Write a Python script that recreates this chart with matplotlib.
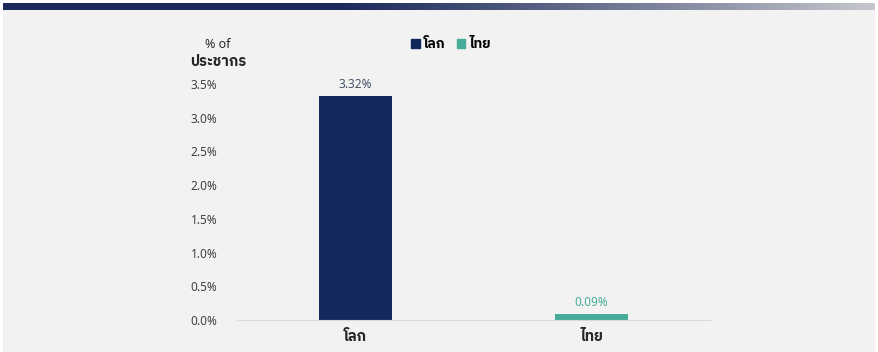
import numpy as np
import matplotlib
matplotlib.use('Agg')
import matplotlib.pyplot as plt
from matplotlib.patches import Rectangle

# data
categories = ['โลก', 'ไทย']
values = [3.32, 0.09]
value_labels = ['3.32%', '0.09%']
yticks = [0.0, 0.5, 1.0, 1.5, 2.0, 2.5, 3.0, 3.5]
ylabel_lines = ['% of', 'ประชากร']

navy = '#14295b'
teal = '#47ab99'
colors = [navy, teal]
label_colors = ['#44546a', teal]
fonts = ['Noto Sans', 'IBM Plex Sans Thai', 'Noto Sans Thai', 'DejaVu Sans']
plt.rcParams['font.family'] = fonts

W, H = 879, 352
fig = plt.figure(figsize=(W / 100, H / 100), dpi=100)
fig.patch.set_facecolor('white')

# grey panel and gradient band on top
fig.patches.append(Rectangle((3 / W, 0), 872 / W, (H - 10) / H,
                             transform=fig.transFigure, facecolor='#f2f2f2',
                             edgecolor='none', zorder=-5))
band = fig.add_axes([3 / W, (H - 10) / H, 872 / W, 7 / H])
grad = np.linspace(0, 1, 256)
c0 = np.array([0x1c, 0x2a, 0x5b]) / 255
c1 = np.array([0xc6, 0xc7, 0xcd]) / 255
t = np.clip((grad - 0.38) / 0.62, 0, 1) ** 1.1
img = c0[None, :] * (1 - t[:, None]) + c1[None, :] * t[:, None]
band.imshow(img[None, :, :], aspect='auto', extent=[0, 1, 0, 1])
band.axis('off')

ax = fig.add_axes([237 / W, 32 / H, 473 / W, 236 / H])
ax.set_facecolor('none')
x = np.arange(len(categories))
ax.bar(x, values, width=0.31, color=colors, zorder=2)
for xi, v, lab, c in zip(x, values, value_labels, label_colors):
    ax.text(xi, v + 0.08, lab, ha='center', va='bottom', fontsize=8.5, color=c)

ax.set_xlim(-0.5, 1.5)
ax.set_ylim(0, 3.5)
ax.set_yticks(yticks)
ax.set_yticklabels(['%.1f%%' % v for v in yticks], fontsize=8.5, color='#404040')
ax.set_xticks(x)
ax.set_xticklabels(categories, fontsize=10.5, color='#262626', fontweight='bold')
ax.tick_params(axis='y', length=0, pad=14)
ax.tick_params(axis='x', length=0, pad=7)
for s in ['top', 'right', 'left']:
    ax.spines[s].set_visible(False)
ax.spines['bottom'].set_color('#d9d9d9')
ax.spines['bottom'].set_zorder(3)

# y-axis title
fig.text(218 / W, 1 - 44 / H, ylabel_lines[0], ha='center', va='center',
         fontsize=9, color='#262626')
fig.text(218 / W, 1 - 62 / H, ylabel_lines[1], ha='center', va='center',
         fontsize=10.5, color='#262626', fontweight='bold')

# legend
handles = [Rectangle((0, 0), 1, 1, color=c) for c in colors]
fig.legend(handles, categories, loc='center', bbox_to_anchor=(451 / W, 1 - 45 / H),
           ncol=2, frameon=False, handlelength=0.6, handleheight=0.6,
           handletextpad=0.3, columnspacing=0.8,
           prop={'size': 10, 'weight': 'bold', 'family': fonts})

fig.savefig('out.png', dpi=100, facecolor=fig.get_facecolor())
========
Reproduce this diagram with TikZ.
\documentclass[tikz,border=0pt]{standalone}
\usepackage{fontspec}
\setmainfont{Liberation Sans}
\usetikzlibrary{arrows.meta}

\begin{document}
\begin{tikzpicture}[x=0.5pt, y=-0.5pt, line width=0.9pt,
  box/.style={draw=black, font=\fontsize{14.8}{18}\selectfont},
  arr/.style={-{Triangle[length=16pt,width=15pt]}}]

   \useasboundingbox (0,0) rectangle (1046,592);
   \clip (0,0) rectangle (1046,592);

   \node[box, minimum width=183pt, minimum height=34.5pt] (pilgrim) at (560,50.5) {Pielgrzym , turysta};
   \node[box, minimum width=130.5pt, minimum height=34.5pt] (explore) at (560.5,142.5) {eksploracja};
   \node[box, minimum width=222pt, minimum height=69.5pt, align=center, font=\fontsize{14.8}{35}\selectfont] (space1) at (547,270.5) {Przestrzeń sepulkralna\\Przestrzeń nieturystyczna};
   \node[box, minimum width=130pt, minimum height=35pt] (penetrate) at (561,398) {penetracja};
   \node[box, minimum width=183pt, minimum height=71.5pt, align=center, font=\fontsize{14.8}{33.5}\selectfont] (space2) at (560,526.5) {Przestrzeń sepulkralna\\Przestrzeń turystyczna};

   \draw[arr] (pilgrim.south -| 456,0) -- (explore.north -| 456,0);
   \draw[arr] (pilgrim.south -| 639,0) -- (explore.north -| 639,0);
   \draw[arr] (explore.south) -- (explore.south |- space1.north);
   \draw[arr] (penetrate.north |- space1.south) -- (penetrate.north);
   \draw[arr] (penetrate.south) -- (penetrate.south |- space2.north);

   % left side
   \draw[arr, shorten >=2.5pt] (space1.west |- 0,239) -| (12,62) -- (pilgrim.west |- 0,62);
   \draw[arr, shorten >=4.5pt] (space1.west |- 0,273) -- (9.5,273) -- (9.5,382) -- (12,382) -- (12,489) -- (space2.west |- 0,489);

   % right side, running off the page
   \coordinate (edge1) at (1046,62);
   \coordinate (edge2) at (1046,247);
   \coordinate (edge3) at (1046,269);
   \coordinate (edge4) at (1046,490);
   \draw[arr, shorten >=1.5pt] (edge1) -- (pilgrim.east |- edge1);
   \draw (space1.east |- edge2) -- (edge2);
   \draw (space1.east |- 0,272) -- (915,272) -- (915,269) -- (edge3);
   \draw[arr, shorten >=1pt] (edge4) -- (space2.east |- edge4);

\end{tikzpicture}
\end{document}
========
= WORK INSTRUCTIONS =
Begin at the line containing "Write a Python", end at the line containing "ylabel_lines = ['% of', 'ประชากร']", and copy those lines word for word, both included. Skip pictures.

= THE OUTPUT =
Write a Python script that recreates this chart with matplotlib.
import numpy as np
import matplotlib
matplotlib.use('Agg')
import matplotlib.pyplot as plt
from matplotlib.patches import Rectangle

# data
categories = ['โลก', 'ไทย']
values = [3.32, 0.09]
value_labels = ['3.32%', '0.09%']
yticks = [0.0, 0.5, 1.0, 1.5, 2.0, 2.5, 3.0, 3.5]
ylabel_lines = ['% of', 'ประชากร']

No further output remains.